Our partners are their own people. At the beginning of my relationship, I also thought I could replace all of my boyfriend’s influences, whether they were bad, good, or neutral. Looking back, that was not the most mature mindset.
He does not just need a girlfriend. He needs his friends, his family, and anyone else he chooses to have in his life. As partners, we can advise them and talk to them about things that might not be the best, like bad habits, whether that is getting intoxicated, robbing people, or whatever else we do not see eye to eye on. Of course, this varies from couple to couple because personally, if my boyfriend was out robbing people, he would *not* be my boyfriend lol. But we have to understand that they are not ours to control or customize, if that makes sense.
Love is about commitment, devotion, support, and understanding. Love is about loyalty and choice.

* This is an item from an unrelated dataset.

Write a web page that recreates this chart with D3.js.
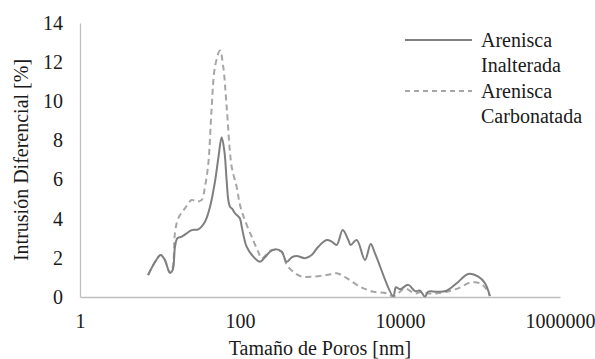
<!DOCTYPE html>
<html>
<head>
<meta charset="utf-8">
<script src="https://cdn.jsdelivr.net/npm/d3@7"></script>
<style>
  body { margin: 0; background: #fff; }
  svg { display: block; }
</style>
</head>
<body>
<svg id="chart" width="595" height="359" font-family="Liberation Serif" font-size="20"></svg>
<script>
// Pore size (nm) and differential intrusion (%)
const sizeInalterada = [7.1, 8.7, 10.2, 11.5, 13.3, 14.4, 15.4, 16.5, 18.7, 21.5, 24.9, 30.1, 36.5, 42.2, 48.7, 54, 59, 64, 68, 71.4, 75, 80, 86.6, 100, 105, 121, 147, 178, 205, 237, 280, 332, 383, 443, 511, 649, 787, 953, 1213, 1400, 1617, 1922, 2259, 2420, 2876, 3652, 4305, 4870, 8250, 8900, 10000, 12700, 15400, 17800, 20500, 22600, 28800, 38300, 51100, 71400, 95300, 115500, 133000];
const valInalterada  = [1.12, 1.8, 2.15, 1.89, 1.24, 1.38, 2.57, 3.0, 3.08, 3.25, 3.42, 3.46, 3.85, 4.61, 5.9, 7.2, 8.16, 7.4, 5.98, 4.96, 4.61, 4.5, 4.28, 4.0, 3.6, 2.57, 2.06, 1.8, 2.03, 2.31, 2.44, 2.31, 1.8, 2.03, 2.1, 1.98, 2.15, 2.57, 2.91, 2.83, 2.66, 3.42, 2.91, 2.66, 2.91, 1.89, 2.71, 2.23, 0.05, 0.5, 0.4, 0.62, 0.3, 0.32, 0.02, 0.27, 0.27, 0.32, 0.7, 1.18, 1.04, 0.7, 0.05];

const sizeCarbonatada = [7.1, 8.7, 10.2, 11.5, 13.3, 14.4, 15.4, 16.9, 20.5, 24.9, 28.7, 33.2, 36.5, 40.2, 44.3, 48.7, 56.2, 61.7, 68.1, 78.7, 90.8, 100, 115, 140, 169, 187, 249, 332, 383, 464, 590, 824, 1213, 1617, 2157, 3162, 4637, 6820, 8250, 10000, 11500, 15400, 18500, 23000, 28800, 38300, 53500, 75000, 100000, 121000, 133000];
const valCarbonatada  = [1.12, 1.8, 2.15, 1.89, 1.24, 1.5, 3.3, 4.02, 4.53, 4.96, 4.87, 4.96, 5.64, 6.83, 9.72, 11.77, 12.59, 11.77, 9.72, 6.66, 5.64, 4.7, 3.93, 3.08, 2.31, 1.98, 2.4, 2.31, 1.64, 1.29, 1.04, 1.04, 1.12, 1.21, 0.96, 0.53, 0.27, 0.19, 0.03, 0.27, 0.44, 0.18, 0.27, 0.18, 0.18, 0.27, 0.44, 0.73, 0.7, 0.39, 0.05];

const xTicks = [1, 100, 10000, 1000000];
const yTicks = [0, 2, 4, 6, 8, 10, 12, 14];
const seriesNames = ["Arenisca Inalterada", "Arenisca Carbonatada"];

const svg = d3.select("#chart");
const mLeft = 80, mRight = 560, mTop = 23, mBottom = 297;

const x = d3.scaleLog().domain([1, 1000000]).range([mLeft, mRight]);
const y = d3.scaleLinear().domain([0, 14]).range([mBottom, mTop]);

const axisColor = "#bfbfbf";
const textColor = "#1a1a1a";

// Y axis
const gy = svg.append("g").attr("transform", `translate(${mLeft},0)`)
  .call(d3.axisLeft(y).tickValues(yTicks).tickSize(0).tickPadding(17).tickFormat(d3.format("d")));
gy.attr("font-family", "Liberation Serif").attr("font-size", 20);
gy.select(".domain").attr("stroke", axisColor).attr("stroke-width", 1.3);
gy.selectAll("text").attr("fill", textColor);

// X axis
const gx = svg.append("g").attr("transform", `translate(0,${mBottom})`)
  .call(d3.axisBottom(x).tickValues(xTicks).tickSize(0).tickPadding(17).tickFormat(d3.format("d")));
gx.attr("font-family", "Liberation Serif").attr("font-size", 20);
gx.select(".domain").attr("stroke", axisColor).attr("stroke-width", 1.3);
gx.selectAll("text").attr("fill", textColor);

// Lines
const line = d3.line().x(d => x(d[0])).y(d => y(d[1])).curve(d3.curveCatmullRom.alpha(0.5));

const dataC = sizeCarbonatada.map((s, i) => [s, valCarbonatada[i]]);
const dataI = sizeInalterada.map((s, i) => [s, valInalterada[i]]);

svg.append("path").datum(dataC)
  .attr("d", line).attr("fill", "none")
  .attr("stroke", "#a6a6a6").attr("stroke-width", 2).attr("stroke-dasharray", "6,4");

svg.append("path").datum(dataI)
  .attr("d", line).attr("fill", "none")
  .attr("stroke", "#7f7f7f").attr("stroke-width", 2);

// Axis titles
svg.append("text").attr("x", 320).attr("y", 355).attr("text-anchor", "middle")
  .attr("fill", textColor).text("Tamaño de Poros [nm]");
svg.append("text").attr("transform", "translate(28,160) rotate(-90)").attr("text-anchor", "middle")
  .attr("fill", textColor).text("Intrusión Diferencial [%]");

// Legend
const legend = svg.append("g");
const legendItems = [
  { lines: ["Arenisca", "Inalterada"], y: 40, stroke: "#7f7f7f", dash: null },
  { lines: ["Arenisca", "Carbonatada"], y: 91, stroke: "#a6a6a6", dash: "5,4" }
];
legendItems.forEach((it) => {
  legend.append("line").attr("x1", 405).attr("x2", 472).attr("y1", it.y).attr("y2", it.y)
    .attr("stroke", it.stroke).attr("stroke-width", 2).attr("stroke-dasharray", it.dash);
  it.lines.forEach((t, j) => {
    legend.append("text").attr("x", 481).attr("y", it.y + 7 + j * 25)
      .attr("fill", textColor).text(t);
  });
});
</script>
</body>
</html>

The choice to be with each other. The choice to love each other even when you do not always *like* each other. And I do not mean you loathe each other. I mean there are days when you do not see eye to eye, and maybe you feel bitter toward your boyfriend, like you just do not like him in that moment. But you know it is temporary.
Love is also built on trust, and if you feel like you need to check his phone, that does not sound like there is much trust. I would honestly reevaluate your relationship and your role in his life. I get it. I am a jealous partner too, and so is my boyfriend. We are both protective, but we also respect each other’s space and personal lives while sharing them because love is also about respect.
Past relationships can influence how we see love, how we act, and how we think, but they do not have to define everything. If your boyfriend is acting weird, sit down and talk to him. Tell him what you have noticed and ask him what is going on. You are allowed to make whatever decisions you need to in your life, just as he is. And if you think it is best to go your separate ways, you should. If he feels that way, that is his right too. Communication is truly key in relationships.
I know I am saying a lot, but I kinda see OCD here in the form of rumination. But that rumination could be fueled by a real problem. I can’t say for sure. Maybe him acting weird is just a distortion, or maybe something is genuinely going on, and you really need to sit down with him and talk about it.